I believe in the resurrected Christ, and that He is the son of God, not to be relegated as “just another prophet.” I try to live my life in accordance with Jesus’ teachings which He masterfully and perfectly demonstrated. I often fail, but get up, dust off, and try again. That is the gift of the mercy and forgiveness God extends to us, His children. Knowing we are human, "Our God is a God of second chances."
Resources to Check Out:
Some Pastors who have a God-given gift to reach people in a very relevant and fresh way, and whose sermons resonate with me:
Why I blog:
I want to give single parents a voice beyond the stereotypes and clichés. I want to represent, so to speak, that we single parents are involved & emotionally available to our kids, as well as spiritually present to God’s intention.
This blog is my act of faith to move in the direction I feel that I am Divinely led, which is to capture and share my single parenthood experience. I have through the years written down so much of it (still held hostage in my computer) and blogging gives me the opportunity to slowly set it free.

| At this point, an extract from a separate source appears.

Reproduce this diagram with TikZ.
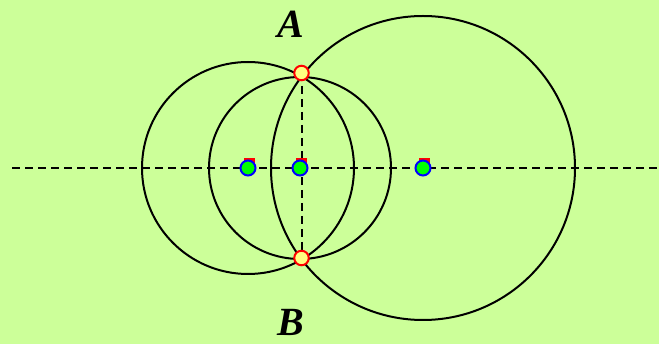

I believe that only if I share with you from a place of openness and vulnerability, is there anything worth sharing. There are moments when I am feeling strong and have a sense of clarity. Then there are the cloudy moments when I struggle with doubts, impatience, fear, etc. I promise to impart those moments and to be "real" with you so that you hear the rawness in my struggles and my triumphs. Only in expressing with authenticity can we be assured that we are all in this together. This allows us to see ourselves in the context of what connects us rather than what separates us.
Regardless of your spiritual beliefs, know that I write for you. No matter where you are in your life, or in your belief of God, know that you are not alone in your struggles. Often I have struggled with my own faith. During the last few years I was uncertain about God since I could not see Him acting in my life. I also went through a phase of being angry with God for not answering my prayers. So I definitely understand doubt.
There will never be a day that we know every thing there is to know about God. He has no beginning nor end, so anything boundless cannot be fully understood by a mere human. So I encourage you not to wait until you have faith, to begin seeking. I started attending a bible-based church, where I felt welcomed and where I could be nourished by the thought provoking and heart opening sermons. I took my daughter too, even before I felt like I was firm in faith because children are forced to grow too quickly in today’s world where self-destruction and disrespect seem to be the crowd mentality norm. I didn’t want her growing years to escape the opportunity to blossom into her best, awaiting me to figure out my faith.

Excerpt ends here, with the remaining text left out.